Re: [PATCH v6 6/8] x86/resctrl: Introduce snc_nodes_per_l3_cache

From: Tony Luck
Date: Fri Sep 29 2023 - 16:48:27 EST


On Fri, Sep 29, 2023 at 04:21:54PM +0200, Peter Newman wrote:
> Hi Tony,
>
> On Thu, Sep 28, 2023 at 9:14 PM Tony Luck <tony.luck@xxxxxxxxx> wrote:
> >
> > Intel Sub-NUMA Cluster (SNC) is a feature that subdivides the CPU cores
> > and memory controllers on a socket into two or more groups. These are
> > presented to the operating system as NUMA nodes.
> >
> > This may enable some workloads to have slightly lower latency to memory
> > as the memory controller(s) in an SNC node are electrically closer to the
> > CPU cores on that SNC node. This cost may be offset by lower bandwidth
> > since the memory accesses for each core can only be interleaved between
> > the memory controllers on the same SNC node.
> >
> > Resctrl monitoring on Intel system depends upon attaching RMIDs to tasks
> > to track L3 cache occupancy and memory bandwidth. There is an MSR that
> > controls how the RMIDs are shared between SNC nodes.
> >
> > The default mode divides them numerically. E.g. when there are two SNC
> > nodes on a socket the lower number half of the RMIDs are given to the
> > first node, the remainder to the second node. This would be difficult
> > to use with the Linux resctrl interface as specific RMID values assigned
> > to resctrl groups are not visible to users.
> >
> > The other mode divides the RMIDs and renumbers the ones on the second
> > SNC node to start from zero.
> >
> > Even with this redumbering SNC mode requires several changes in resctrl
> > behavior for correct operation.
>
> redumbering? Harsh.

Spell check didn't catch this. Implies that redumbering is a real word!
Now I need to find an opportunity to use it :-)

Changed to renumbering.
>
>
> > diff --git a/arch/x86/kernel/cpu/resctrl/rdtgroup.c b/arch/x86/kernel/cpu/resctrl/rdtgroup.c
> > index b0901fb95aa9..a5404c412f53 100644
> > --- a/arch/x86/kernel/cpu/resctrl/rdtgroup.c
> > +++ b/arch/x86/kernel/cpu/resctrl/rdtgroup.c
> > @@ -1357,7 +1357,7 @@ unsigned int rdtgroup_cbm_to_size(struct rdt_resource *r,
> > }
> > }
> >
> > - return size;
> > + return size / snc_nodes_per_l3_cache;
>
> To confirm, the size represented by a bit goes down rather than the
> CBM mask shrinking in each sub-NUMA domain?

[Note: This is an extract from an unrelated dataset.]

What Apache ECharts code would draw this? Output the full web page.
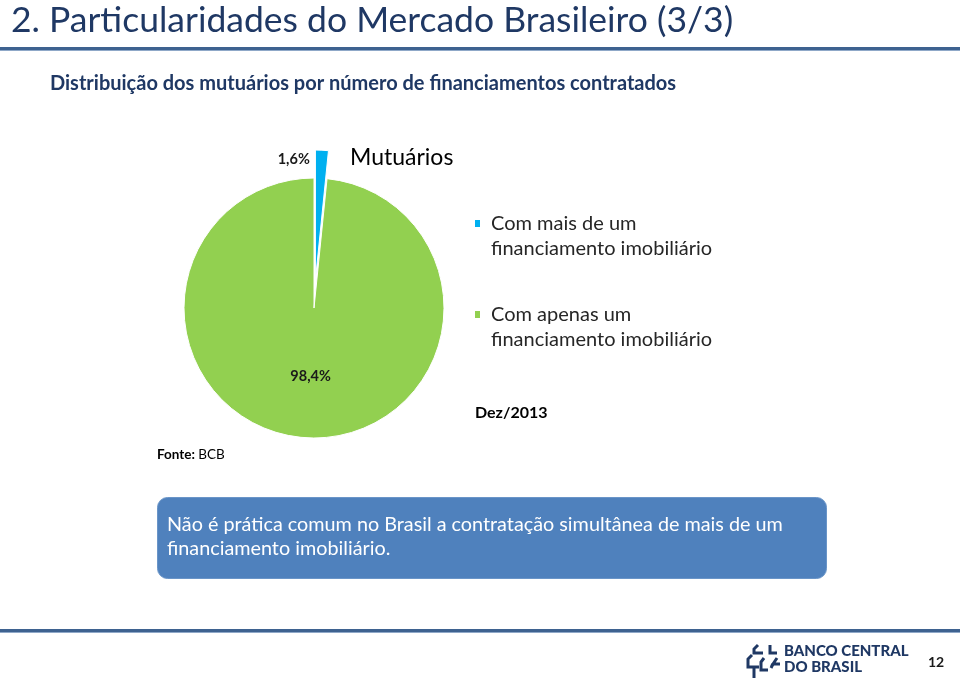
<!DOCTYPE html>
<html><head><meta charset="utf-8">
<script src="https://cdn.jsdelivr.net/npm/echarts@6/dist/echarts.min.js"></script>
<style>html,body{margin:0;padding:0;background:#fff}#c{width:960px;height:682px}</style>
</head><body><div id="c"></div>
<script>
// ---- data ----
const slideTitle = '2. Particularidades do Mercado Brasileiro (3/3)';
const chartSubtitle = 'Distribuição dos mutuários por número de financiamentos contratados';
const pieTitle = 'Mutuários';
const categories = ['Com mais de um\nfinanciamento imobiliário', 'Com apenas um\nfinanciamento imobiliário'];
const values = [1.6, 98.4];
const sliceColors = ['#00B0F0', '#92D050'];
const periodLabel = 'Dez/2013';
const sourceLabel = 'BCB';
const noteText = 'Não é prática comum no Brasil a contratação simultânea de mais de um\nfinanciamento imobiliário.';
const pageNumber = '12';

const FONT = 'Lato';
const NAVY = '#1F3864';

const chart = echarts.init(document.getElementById('c'), null, {renderer: 'canvas'});

const pieData = categories.map((name, i) => ({
  name: name,
  value: values[i],
  selected: i === 0,
  itemStyle: {color: sliceColors[i]},
  label: i === 0 ? {position: 'outside'} : {position: 'inside'}
}));

const logoStroke = {stroke: NAVY, lineWidth: 3, fill: null, lineJoin: 'miter'};

const option = {
  animation: false,
  backgroundColor: '#ffffff',
  title: [
    {text: slideTitle, left: 6, top: -2,
     textStyle: {fontFamily: FONT, fontSize: 35.5, fontWeight: 'normal', color: NAVY}},
    {text: chartSubtitle, left: 45, top: 69,
     textStyle: {fontFamily: FONT, fontSize: 20, fontWeight: 'bold', color: NAVY}},
    {text: pieTitle, left: 345, top: 141,
     textStyle: {fontFamily: FONT, fontSize: 23, fontWeight: 'normal', color: '#000'}}
  ],
  legend: {
    orient: 'vertical', left: 468, top: 181,
    icon: 'rect', itemWidth: 7, itemHeight: 9, itemGap: 16,
    selectedMode: false,
    data: categories,
    formatter: n => ' \n' + n,
    textStyle: {fontFamily: FONT, fontSize: 20, color: '#262626', lineHeight: 25, padding: [0, 0, 0, 5]}
  },
  series: [{
    type: 'pie',
    center: [314, 308],
    radius: 130,
    startAngle: 90,
    clockwise: true,
    selectedMode: 'single',
    selectedOffset: 28,
    avoidLabelOverlap: false,
    itemStyle: {borderColor: '#ffffff', borderWidth: 1},
    labelLine: {show: false},
    label: {
      show: true,
      fontFamily: FONT, fontSize: 14.5, fontWeight: 'bold', color: '#1a1a1a',
      formatter: p => p.value.toFixed(1).replace('.', ',') + '%'
    },
    labelLayout: function (params) {
      if (params.dataIndex === 0) {
        return {dx: -80, dy: 24};
      }
      return {};
    },
    emphasis: {disabled: true},
    data: pieData
  }],
  graphic: [
    {type: 'rect', left: 0, top: 47, shape: {width: 960, height: 4}, style: {fill: '#3E6290'}},
    {type: 'rect', left: 0, top: 50, shape: {width: 960, height: 1}, style: {fill: '#8FA8C8'}},
    {type: 'rect', left: 0, top: 629, shape: {width: 960, height: 4}, style: {fill: '#3E6290'}},
    {type: 'rect', left: 0, top: 632, shape: {width: 960, height: 1}, style: {fill: '#8FA8C8'}},
    {type: 'text', left: 475, top: 405,
     style: {text: periodLabel, font: 'bold 16px ' + FONT, fill: '#000'}},
    {type: 'text', left: 157, top: 448,
     style: {text: '{b|Fonte:} {n|' + sourceLabel + '}',
       rich: {b: {fontFamily: FONT, fontSize: 13.5, fontWeight: 'bold', color: '#000'},
              n: {fontFamily: FONT, fontSize: 13.5, color: '#000'}}}},
    {type: 'rect', left: 157, top: 497,
     shape: {width: 669, height: 81, r: 10},
     style: {fill: '#4F81BD', stroke: '#6A95C8', lineWidth: 1}},
    {type: 'text', left: 167, top: 513,
     style: {text: noteText, font: '19.8px ' + FONT, fill: '#ffffff', lineHeight: 24}},
    // logo icon (approximate)
    {type: 'group', x: 746, y: 643, children: [
      {type: 'polyline', shape: {points: [[12, 2], [8, 6], [8, 10], [17, 10]]}, style: logoStroke},
      {type: 'polyline', shape: {points: [[24, 2], [24, 10], [31, 10]]}, style: logoStroke},
      {type: 'polyline', shape: {points: [[6, 12], [2, 16], [2, 24], [13, 24]]}, style: logoStroke},
      {type: 'polyline', shape: {points: [[8, 24], [8, 35]]}, style: logoStroke},
      {type: 'polyline', shape: {points: [[18, 15], [15, 19], [15, 27], [22, 27]]}, style: logoStroke},
      {type: 'polyline', shape: {points: [[31, 15], [27, 21], [34, 21]]}, style: logoStroke},
      {type: 'polyline', shape: {points: [[27, 21], [25, 25]]}, style: logoStroke}
    ]},
    {type: 'text', left: 784, top: 643,
     style: {text: 'BANCO CENTRAL\nDO BRASIL', font: '900 15px ' + FONT, fill: NAVY, lineHeight: 16}},
    {type: 'text', left: 928, top: 655,
     style: {text: pageNumber, font: 'bold 14px ' + FONT, fill: '#1a1a1a'}}
  ]
};
chart.setOption(option);
</script>
</body></html>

Correct. The CBM mask keeps the same number of bits. Those bits are
all available to control allocation in each SNC node. But the amount
of cache you get per-bit is reduced in the ratio of the number of SNC
ways.

>
> I would maybe have expected the CBM mask to already be allocating at
> the smallest granularity the hardware supports.
>
> > }
> >
> > /**
> > @@ -2590,7 +2590,7 @@ static int rdt_parse_param(struct fs_context *fc, struct fs_parameter *param)
> > ctx->enable_cdpl2 = true;
> > return 0;
> > case Opt_mba_mbps:
> > - if (!supports_mba_mbps())
> > + if (!supports_mba_mbps() || snc_nodes_per_l3_cache > 1)
>
> Factor into supports_mba_mbps()?

Agreed. That's a better place. Moved this test into supports_mba_mbps().
>
> > return -EINVAL;
> > ctx->enable_mba_mbps = true;
> > return 0;
> > --
> > 2.41.0
> >
>
> Reviewed-by: Peter Newman <peternewman@xxxxxxxxxx>

Thanks

-Tony